* HSI, H-shares +1,2 pct; CSI300 -0.6 pct, Shanghai -0.2 pct
* Cyclicals lift Hong Kong on relief from Summers’ Fed withdrawal
* Galaxy at record high after pro-Beijing groups win Macau election
By Clement Tan
HONG KONG, Sept 16 (Reuters) - Hong Kong shares soared to their highest in 17 weeks early Monday, buoyed by Lawrence Summers’ withdrawal as a candidate to head the Federal Reserve and by Macau election results that made its gambling sector a standout performer.
News that Lawrence Summers pulled out of the race to head the Fed lifted most Asian markets, which feared that the policy hawk could accelerate tapering of the Fed’s aggressive monetary easing.
Still, a paring of the Fed’s $85 billion a month bond-buying could be announced after its Fed’s meeting on Tuesday and Wednesday.
Also boosting Hong Kong market was how pro-business groups emerged victorious in Macau’s election over the weekend.
Mainland Chinese markets underperformed Asia. At the midday break, the CSI300 of the leading Shanghai and Shenzhen A-share listings was down 0.6 percent, while the Shanghai Composite Index slipped 0.2 percent.
The Hang Seng Index rose 1.2 percent to 23,182 points, its highest since May 22. The China Enterprises Index of the top Chinese listings in Hong Kong also climbed 1.2 percent.
Mainland Chinese markets will be shut Thursday and Friday for the Mid-Autumn Festival, while Hong Kong will be closed on Friday.
“The Macau election result, along with hopes that the public holiday later this week will give gaming revenue a boost, are supporting strong gains for the casinos,” said Jackson Wong, Tanrich Securities’ vice-president for equity sales.

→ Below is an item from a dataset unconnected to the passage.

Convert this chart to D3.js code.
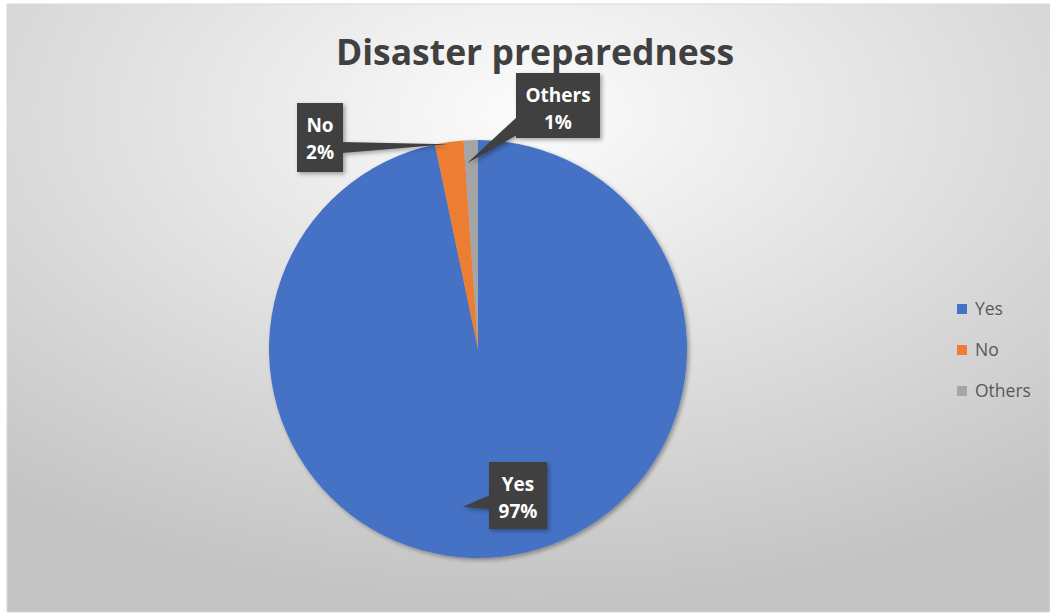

Galaxy Entertainment spiked 5.4 percent to a record high, while Sands China jumped 4 percent - to near a record high set last week - after pro-Beijing groups won Macau’s fifth legislative election. Local media reported that voter turnout in the Chinese enclave dipped from four years ago.
This month, Galaxy has surged nearly 17 percent and Sands China is up a more modest 8 percent as unofficial weekly revenue impressed, raising hopes of a strong September ahead of the holidays later this week, which could further buoy revenue.
Suning Appliance jumped 4.9 percent in Shenzhen after local media reported China’s largest electrical appliance retailer may become the first private company to run a retail bank after the State Administrator for Industry and Commerce approved the name “Suning Bank” for use.
China needs to do more to develop private banks and make asset securitisation a standard practice as it tries to strengthen its financial system, central bank governor Zhou Xiaochuan wrote in an article on the official People’s Daily website.
Chinese financial A-shares were broadly weaker. Shanghai Pudong Development Bank tumbled 4.5 percent in Shanghai, but is still up 51 percent from a June 24 trough. Most of the rally for the stock, which last Thursday closed at its highest since mid-April 2010, came after Beijing announced approval of a free-trade zone in Shanghai.
China Minsheng Bank , which was up 1.6 percent in Hong Kong and down 1.6 percent in Shanghai, said at the midday trading break it has entered a strategic partnership with the Alibaba Group.